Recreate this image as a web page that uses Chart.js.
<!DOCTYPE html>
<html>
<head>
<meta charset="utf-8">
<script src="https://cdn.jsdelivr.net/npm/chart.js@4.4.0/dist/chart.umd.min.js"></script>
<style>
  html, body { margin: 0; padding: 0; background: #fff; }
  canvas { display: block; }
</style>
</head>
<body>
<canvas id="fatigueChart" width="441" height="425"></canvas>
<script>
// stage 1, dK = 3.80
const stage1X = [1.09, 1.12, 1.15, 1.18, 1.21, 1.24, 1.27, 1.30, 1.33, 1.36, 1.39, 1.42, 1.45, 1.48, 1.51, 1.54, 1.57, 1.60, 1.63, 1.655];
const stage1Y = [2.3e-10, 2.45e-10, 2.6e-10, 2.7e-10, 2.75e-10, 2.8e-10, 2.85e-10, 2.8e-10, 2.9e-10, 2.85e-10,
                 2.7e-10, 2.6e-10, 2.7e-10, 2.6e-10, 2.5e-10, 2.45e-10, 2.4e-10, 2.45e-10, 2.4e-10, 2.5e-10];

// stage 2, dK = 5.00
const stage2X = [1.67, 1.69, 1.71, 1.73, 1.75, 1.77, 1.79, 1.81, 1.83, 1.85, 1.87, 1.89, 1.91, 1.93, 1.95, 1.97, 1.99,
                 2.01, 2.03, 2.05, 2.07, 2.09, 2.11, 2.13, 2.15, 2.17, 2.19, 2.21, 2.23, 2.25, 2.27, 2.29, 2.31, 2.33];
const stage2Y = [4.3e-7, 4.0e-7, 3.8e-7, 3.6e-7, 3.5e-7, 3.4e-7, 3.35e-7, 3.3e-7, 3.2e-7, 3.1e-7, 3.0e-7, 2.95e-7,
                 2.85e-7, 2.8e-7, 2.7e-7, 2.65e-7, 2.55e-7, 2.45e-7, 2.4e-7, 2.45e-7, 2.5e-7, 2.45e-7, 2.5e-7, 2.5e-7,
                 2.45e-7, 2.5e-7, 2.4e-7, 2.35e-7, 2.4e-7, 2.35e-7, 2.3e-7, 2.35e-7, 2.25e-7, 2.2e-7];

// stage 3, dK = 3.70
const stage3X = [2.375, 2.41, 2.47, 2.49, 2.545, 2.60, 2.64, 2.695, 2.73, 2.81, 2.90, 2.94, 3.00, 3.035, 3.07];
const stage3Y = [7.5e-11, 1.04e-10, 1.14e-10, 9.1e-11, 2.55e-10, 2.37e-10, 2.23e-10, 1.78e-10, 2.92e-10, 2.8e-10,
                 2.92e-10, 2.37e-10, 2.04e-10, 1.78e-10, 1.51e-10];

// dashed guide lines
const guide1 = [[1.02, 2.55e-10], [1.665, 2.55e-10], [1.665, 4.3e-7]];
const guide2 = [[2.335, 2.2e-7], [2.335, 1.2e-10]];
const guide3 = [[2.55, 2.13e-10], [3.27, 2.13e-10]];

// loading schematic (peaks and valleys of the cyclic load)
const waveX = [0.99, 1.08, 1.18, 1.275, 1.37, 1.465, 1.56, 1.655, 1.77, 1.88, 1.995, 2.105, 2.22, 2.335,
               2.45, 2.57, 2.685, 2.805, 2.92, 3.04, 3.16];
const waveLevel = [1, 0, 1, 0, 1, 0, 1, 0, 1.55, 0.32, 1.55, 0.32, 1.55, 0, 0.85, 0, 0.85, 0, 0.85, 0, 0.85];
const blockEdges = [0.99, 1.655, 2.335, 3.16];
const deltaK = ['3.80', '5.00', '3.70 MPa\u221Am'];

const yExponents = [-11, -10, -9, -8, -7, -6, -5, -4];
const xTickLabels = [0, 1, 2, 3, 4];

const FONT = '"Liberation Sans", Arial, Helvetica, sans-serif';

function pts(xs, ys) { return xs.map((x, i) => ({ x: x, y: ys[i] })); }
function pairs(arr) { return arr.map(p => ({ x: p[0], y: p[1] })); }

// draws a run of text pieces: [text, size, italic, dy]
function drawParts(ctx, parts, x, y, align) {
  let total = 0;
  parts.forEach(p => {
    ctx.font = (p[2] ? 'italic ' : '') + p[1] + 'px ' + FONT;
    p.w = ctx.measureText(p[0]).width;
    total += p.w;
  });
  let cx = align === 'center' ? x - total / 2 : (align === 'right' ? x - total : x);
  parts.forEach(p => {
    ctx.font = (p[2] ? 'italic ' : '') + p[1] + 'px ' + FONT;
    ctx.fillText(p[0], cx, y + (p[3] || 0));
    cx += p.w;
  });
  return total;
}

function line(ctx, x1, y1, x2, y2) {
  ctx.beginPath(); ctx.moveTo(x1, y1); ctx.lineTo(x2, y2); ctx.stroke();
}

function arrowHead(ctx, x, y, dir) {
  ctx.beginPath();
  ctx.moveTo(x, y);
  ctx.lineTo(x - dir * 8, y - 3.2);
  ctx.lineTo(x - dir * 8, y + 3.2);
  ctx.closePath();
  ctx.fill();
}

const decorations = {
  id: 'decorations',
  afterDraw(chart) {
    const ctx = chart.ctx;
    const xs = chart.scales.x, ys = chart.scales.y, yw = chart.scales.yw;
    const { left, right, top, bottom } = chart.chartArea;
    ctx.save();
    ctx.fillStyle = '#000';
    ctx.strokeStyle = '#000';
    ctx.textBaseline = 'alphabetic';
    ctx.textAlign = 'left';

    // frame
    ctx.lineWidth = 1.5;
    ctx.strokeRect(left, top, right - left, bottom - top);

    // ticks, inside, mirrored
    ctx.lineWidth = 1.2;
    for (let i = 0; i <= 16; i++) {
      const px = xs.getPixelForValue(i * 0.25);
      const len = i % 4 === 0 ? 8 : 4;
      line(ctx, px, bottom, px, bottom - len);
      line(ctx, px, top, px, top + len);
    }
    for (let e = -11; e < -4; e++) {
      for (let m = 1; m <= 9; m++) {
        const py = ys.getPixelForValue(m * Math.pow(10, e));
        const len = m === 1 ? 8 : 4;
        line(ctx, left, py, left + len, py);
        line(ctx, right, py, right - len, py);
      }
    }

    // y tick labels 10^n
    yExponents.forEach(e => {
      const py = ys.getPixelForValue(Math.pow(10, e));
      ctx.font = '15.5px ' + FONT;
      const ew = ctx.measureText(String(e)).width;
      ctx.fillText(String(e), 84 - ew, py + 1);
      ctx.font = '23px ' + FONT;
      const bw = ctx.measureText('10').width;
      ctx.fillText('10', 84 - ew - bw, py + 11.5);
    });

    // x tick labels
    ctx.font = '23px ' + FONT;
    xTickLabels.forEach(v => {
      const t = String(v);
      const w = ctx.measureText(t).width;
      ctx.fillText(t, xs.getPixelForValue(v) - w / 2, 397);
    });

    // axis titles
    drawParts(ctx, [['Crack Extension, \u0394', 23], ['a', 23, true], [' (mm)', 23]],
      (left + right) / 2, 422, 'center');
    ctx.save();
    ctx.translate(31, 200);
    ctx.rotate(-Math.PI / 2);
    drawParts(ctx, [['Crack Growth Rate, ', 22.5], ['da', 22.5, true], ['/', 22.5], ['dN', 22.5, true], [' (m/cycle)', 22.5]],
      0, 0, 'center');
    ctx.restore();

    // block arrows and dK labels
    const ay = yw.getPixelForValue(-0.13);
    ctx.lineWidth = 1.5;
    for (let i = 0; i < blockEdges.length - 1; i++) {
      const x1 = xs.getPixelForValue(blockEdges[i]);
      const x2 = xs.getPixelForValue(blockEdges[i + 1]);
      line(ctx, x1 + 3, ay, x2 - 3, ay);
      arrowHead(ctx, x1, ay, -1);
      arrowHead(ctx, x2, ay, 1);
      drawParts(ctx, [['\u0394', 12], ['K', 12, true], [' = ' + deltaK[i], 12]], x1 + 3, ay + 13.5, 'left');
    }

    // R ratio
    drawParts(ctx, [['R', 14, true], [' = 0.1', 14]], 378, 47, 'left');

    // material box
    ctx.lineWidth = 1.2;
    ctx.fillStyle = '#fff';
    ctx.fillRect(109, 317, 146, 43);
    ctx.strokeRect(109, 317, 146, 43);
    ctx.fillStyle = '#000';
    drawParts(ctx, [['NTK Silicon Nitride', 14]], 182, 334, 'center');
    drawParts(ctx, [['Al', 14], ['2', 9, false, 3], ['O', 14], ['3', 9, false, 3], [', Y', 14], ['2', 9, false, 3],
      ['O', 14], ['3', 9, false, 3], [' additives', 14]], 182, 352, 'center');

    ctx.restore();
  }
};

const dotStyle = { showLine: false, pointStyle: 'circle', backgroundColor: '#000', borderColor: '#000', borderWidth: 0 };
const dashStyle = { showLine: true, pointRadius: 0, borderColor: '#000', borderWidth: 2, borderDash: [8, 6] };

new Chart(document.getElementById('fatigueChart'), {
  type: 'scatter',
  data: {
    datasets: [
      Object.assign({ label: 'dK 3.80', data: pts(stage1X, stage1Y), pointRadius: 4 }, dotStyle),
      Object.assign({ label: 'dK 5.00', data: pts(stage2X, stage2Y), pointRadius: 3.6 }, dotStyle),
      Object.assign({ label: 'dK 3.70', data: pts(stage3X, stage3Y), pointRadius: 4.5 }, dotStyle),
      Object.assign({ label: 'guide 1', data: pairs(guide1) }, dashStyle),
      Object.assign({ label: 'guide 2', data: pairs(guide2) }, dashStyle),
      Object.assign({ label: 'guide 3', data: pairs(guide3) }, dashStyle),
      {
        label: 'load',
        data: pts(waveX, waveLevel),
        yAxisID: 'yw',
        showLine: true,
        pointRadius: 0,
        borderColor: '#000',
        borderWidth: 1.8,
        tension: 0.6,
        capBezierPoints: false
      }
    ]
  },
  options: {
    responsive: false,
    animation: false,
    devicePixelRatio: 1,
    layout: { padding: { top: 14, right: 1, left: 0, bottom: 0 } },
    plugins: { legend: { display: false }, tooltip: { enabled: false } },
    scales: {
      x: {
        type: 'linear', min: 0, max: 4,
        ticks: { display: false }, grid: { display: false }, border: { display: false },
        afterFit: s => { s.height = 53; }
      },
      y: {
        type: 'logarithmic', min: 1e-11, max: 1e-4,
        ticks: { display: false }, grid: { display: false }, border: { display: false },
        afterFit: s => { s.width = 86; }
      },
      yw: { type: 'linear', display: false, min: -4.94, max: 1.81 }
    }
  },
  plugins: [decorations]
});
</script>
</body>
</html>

### Work to complete
Please print the material above exactly as it appears, from its first line through the line containing "2.92e-10, 2.37e-10, 2.04e-10, 1.78e-10, 1.51e-10];", inclusive, and stop there.

### Solution below
Recreate this image as a web page that uses Chart.js.
<!DOCTYPE html>
<html>
<head>
<meta charset="utf-8">
<script src="https://cdn.jsdelivr.net/npm/chart.js@4.4.0/dist/chart.umd.min.js"></script>
<style>
  html, body { margin: 0; padding: 0; background: #fff; }
  canvas { display: block; }
</style>
</head>
<body>
<canvas id="fatigueChart" width="441" height="425"></canvas>
<script>
// stage 1, dK = 3.80
const stage1X = [1.09, 1.12, 1.15, 1.18, 1.21, 1.24, 1.27, 1.30, 1.33, 1.36, 1.39, 1.42, 1.45, 1.48, 1.51, 1.54, 1.57, 1.60, 1.63, 1.655];
const stage1Y = [2.3e-10, 2.45e-10, 2.6e-10, 2.7e-10, 2.75e-10, 2.8e-10, 2.85e-10, 2.8e-10, 2.9e-10, 2.85e-10,
                 2.7e-10, 2.6e-10, 2.7e-10, 2.6e-10, 2.5e-10, 2.45e-10, 2.4e-10, 2.45e-10, 2.4e-10, 2.5e-10];

// stage 2, dK = 5.00
const stage2X = [1.67, 1.69, 1.71, 1.73, 1.75, 1.77, 1.79, 1.81, 1.83, 1.85, 1.87, 1.89, 1.91, 1.93, 1.95, 1.97, 1.99,
                 2.01, 2.03, 2.05, 2.07, 2.09, 2.11, 2.13, 2.15, 2.17, 2.19, 2.21, 2.23, 2.25, 2.27, 2.29, 2.31, 2.33];
const stage2Y = [4.3e-7, 4.0e-7, 3.8e-7, 3.6e-7, 3.5e-7, 3.4e-7, 3.35e-7, 3.3e-7, 3.2e-7, 3.1e-7, 3.0e-7, 2.95e-7,
                 2.85e-7, 2.8e-7, 2.7e-7, 2.65e-7, 2.55e-7, 2.45e-7, 2.4e-7, 2.45e-7, 2.5e-7, 2.45e-7, 2.5e-7, 2.5e-7,
                 2.45e-7, 2.5e-7, 2.4e-7, 2.35e-7, 2.4e-7, 2.35e-7, 2.3e-7, 2.35e-7, 2.25e-7, 2.2e-7];

// stage 3, dK = 3.70
const stage3X = [2.375, 2.41, 2.47, 2.49, 2.545, 2.60, 2.64, 2.695, 2.73, 2.81, 2.90, 2.94, 3.00, 3.035, 3.07];
const stage3Y = [7.5e-11, 1.04e-10, 1.14e-10, 9.1e-11, 2.55e-10, 2.37e-10, 2.23e-10, 1.78e-10, 2.92e-10, 2.8e-10,
                 2.92e-10, 2.37e-10, 2.04e-10, 1.78e-10, 1.51e-10];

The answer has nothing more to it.